What the experts say

“IGTO has developed an online training programme (israelforagents.co.uk) to aid agents in familiarising themselves with Tel Aviv. We also have modules on Israel’s capital Jerusalem and the Dead Sea – both just a short hop from Tel Aviv.

“To promote Tel Aviv in 2016 we are working with tour operators through joint marketing opportunities to promote our destination via traditional and online media.”
NAAMA ORYAN-KAPLAN, DIRECTOR, ISRAEL GOVERNMENT TOURIST OFFICE (IGTO), LONDON

“It’s likely we’ll do a trade event early in the year and we’re confident it will be enjoyable and educational. Israel is a fascinating, safe country for either short breaks or extended tours and with quality operators and agents promoting the destination, we look forward to increasing arrivals in 2016.”
MICHELLE ROBERTS, BUSINESS DEVELOPMENT MANAGER, IGTO

What’s new

Accommodation: Chic boutique hotels are opening in the restored heart of Tel Aviv, away from the traditional beachside strip, among them Leonardo Rothschild 22, part of Fattal Hotels and independent Lily and Bloom Hotel at the gateway of Neve Tzedek.
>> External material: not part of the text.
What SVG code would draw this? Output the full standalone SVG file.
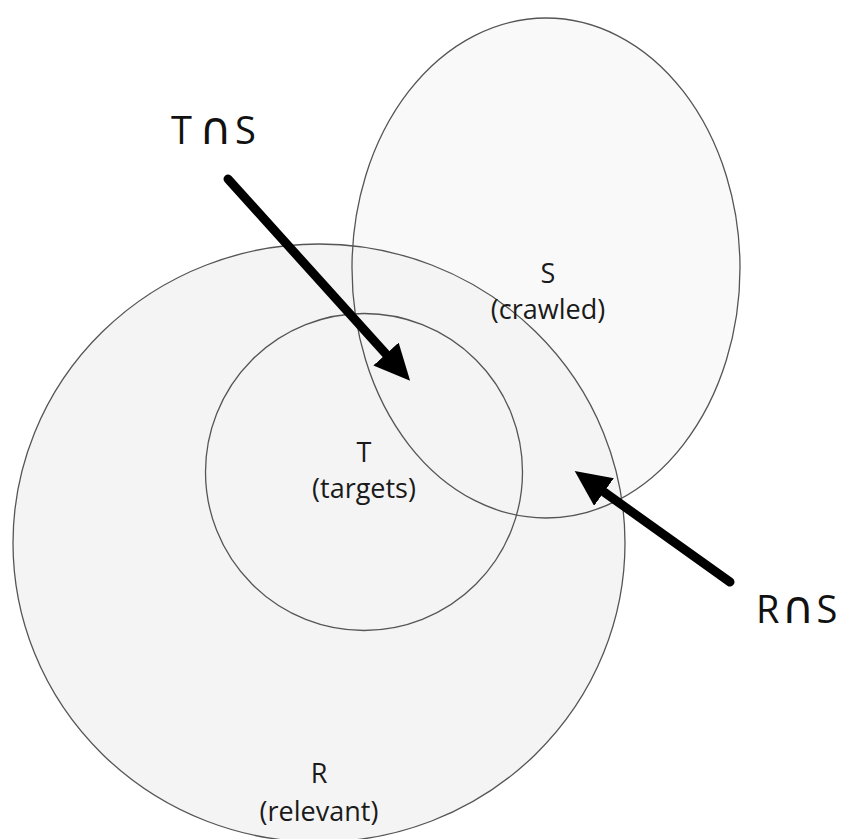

Airlines: With the start of Monarch flights from Luton (Sundays, Mondays and Thursdays), four scheduled carriers now fly direct from the UK to Tel Aviv’s Ben Gurion International Airport. The Monarch service continues until at least April 2016.

Attractions: Sarona is a new ‘shopping and lifestyle’ complex in a converted historic site in central Tel Aviv. It’s the third of these interesting indoor and outdoor commercial complexes, the others being Namal (the Old Port, in north Tel Aviv) and HaTachana (the Old Railway Station, in the south).

Where to book it

Monarch features Israel packages inclusive of accommodation at Tel Aviv beach and city hotels. Three nights of B&B, departing in March 2016 at the Arcadia Tower (rated four-Diamond by the operator) costs from £375pp, based on two adults sharing a standard double/twin room and includes flights with Monarch.

A four-day/three-night short break to Tel Aviv with Cox & Kings is priced from £650pp, twin share. The deal includes international flights from London, five-star accommodation with breakfast daily and return airport transfers.